Work to complete: Repeat the listing exactly as given, omitting every image.

Supplied information:
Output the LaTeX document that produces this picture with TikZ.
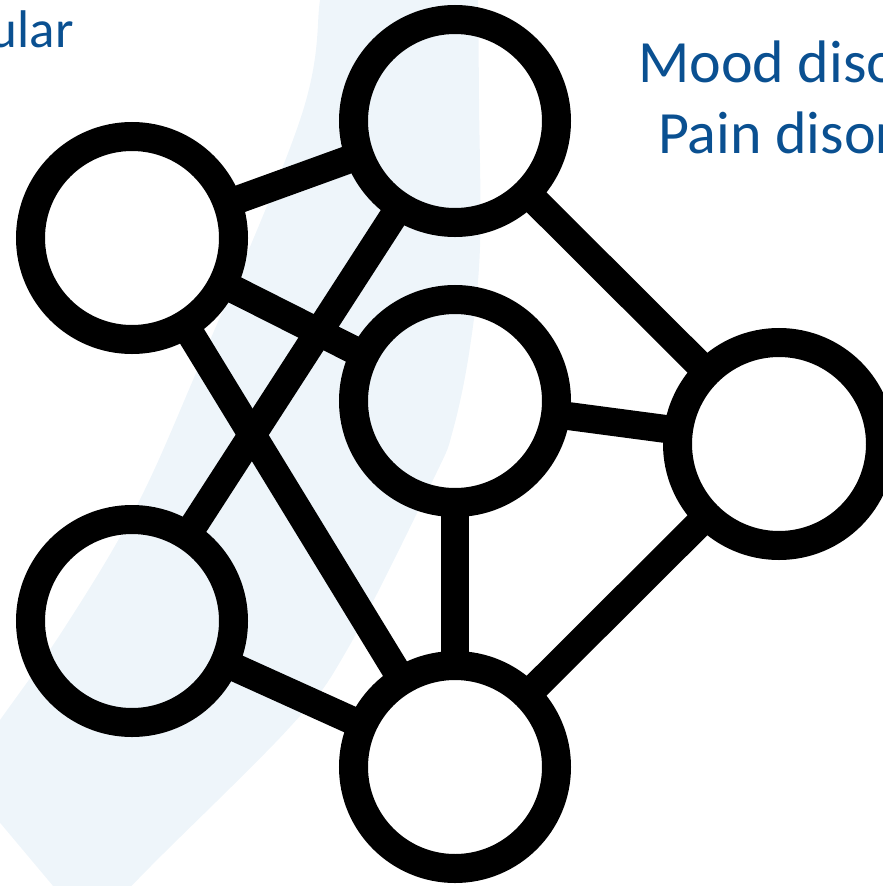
\documentclass[tikz,border=0pt]{standalone}
\usepackage{fontspec}
\setmainfont{Carlito}
\definecolor{bandblue}{RGB}{238,245,250}
\definecolor{textblue}{RGB}{10,80,145}
\begin{document}
\begin{tikzpicture}[x=1pt,y=-1pt,
  netnode/.style={circle, draw=black, line width=29pt, minimum size=203pt, inner sep=0pt},
  link/.style={draw=black, line width=28pt, shorten <=-14pt, shorten >=-14pt},
  lbl/.style={text=textblue, inner sep=0pt}]
\useasboundingbox (0,0) rectangle (883,886);
\clip (0,0) rectangle (883,886);
% background band
\fill[bandblue] plot[smooth, tension=0.6] coordinates {(323,-20) (320,0) (300,120) (193,380) (133,513) (63,630) (0,720) (-40,775)}
  -- plot[smooth, tension=0.6] coordinates {(90,930) (150,867) (290,727) (347,650) (433,480) (453,430) (470,347) (480,247) (479,100) (478,-20)} -- cycle;
% texts
\node[lbl, anchor=base east] (t1) at (74,47) {\fontsize{53}{53}\selectfont ular};
\node[lbl, anchor=base west] (t2) at (638,82) {\fontsize{60}{60}\selectfont Mood diso};
\node[lbl, anchor=base west] (t3) at (658,153) {\fontsize{60}{60}\selectfont Pain disor};
% nodes
\node[netnode] (A) at (132,238) {};
\node[netnode] (B) at (455,121) {};
\node[netnode] (C) at (455,401) {};
\node[netnode] (D) at (779,444) {};
\node[netnode] (E) at (132,621) {};
\node[netnode] (F) at (455,767) {};
% links
\path[link] (A) -- (B);
\path[link] (A) -- (C);
\path[link] (A) -- (F);
\path[link] (B) -- (E);
\path[link] (B) -- (D);
\path[link] (C) -- (D);
\path[link] (C) -- (F);
\path[link] (E) -- (F);
\path[link] (D) -- (F);
\end{tikzpicture}
\end{document}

Answer:
Output the LaTeX document that produces this picture with TikZ.
\documentclass[tikz,border=0pt]{standalone}
\usepackage{fontspec}
\setmainfont{Carlito}
\definecolor{bandblue}{RGB}{238,245,250}
\definecolor{textblue}{RGB}{10,80,145}
\begin{document}
\begin{tikzpicture}[x=1pt,y=-1pt,
  netnode/.style={circle, draw=black, line width=29pt, minimum size=203pt, inner sep=0pt},
  link/.style={draw=black, line width=28pt, shorten <=-14pt, shorten >=-14pt},
  lbl/.style={text=textblue, inner sep=0pt}]
\useasboundingbox (0,0) rectangle (883,886);
\clip (0,0) rectangle (883,886);
% background band
\fill[bandblue] plot[smooth, tension=0.6] coordinates {(323,-20) (320,0) (300,120) (193,380) (133,513) (63,630) (0,720) (-40,775)}
  -- plot[smooth, tension=0.6] coordinates {(90,930) (150,867) (290,727) (347,650) (433,480) (453,430) (470,347) (480,247) (479,100) (478,-20)} -- cycle;
% texts
\node[lbl, anchor=base east] (t1) at (74,47) {\fontsize{53}{53}\selectfont ular};
\node[lbl, anchor=base west] (t2) at (638,82) {\fontsize{60}{60}\selectfont Mood diso};
\node[lbl, anchor=base west] (t3) at (658,153) {\fontsize{60}{60}\selectfont Pain disor};
% nodes
\node[netnode] (A) at (132,238) {};
\node[netnode] (B) at (455,121) {};
\node[netnode] (C) at (455,401) {};
\node[netnode] (D) at (779,444) {};
\node[netnode] (E) at (132,621) {};
\node[netnode] (F) at (455,767) {};
% links
\path[link] (A) -- (B);
\path[link] (A) -- (C);
\path[link] (A) -- (F);
\path[link] (B) -- (E);
\path[link] (B) -- (D);
\path[link] (C) -- (D);
\path[link] (C) -- (F);
\path[link] (E) -- (F);
\path[link] (D) -- (F);
\end{tikzpicture}
\end{document}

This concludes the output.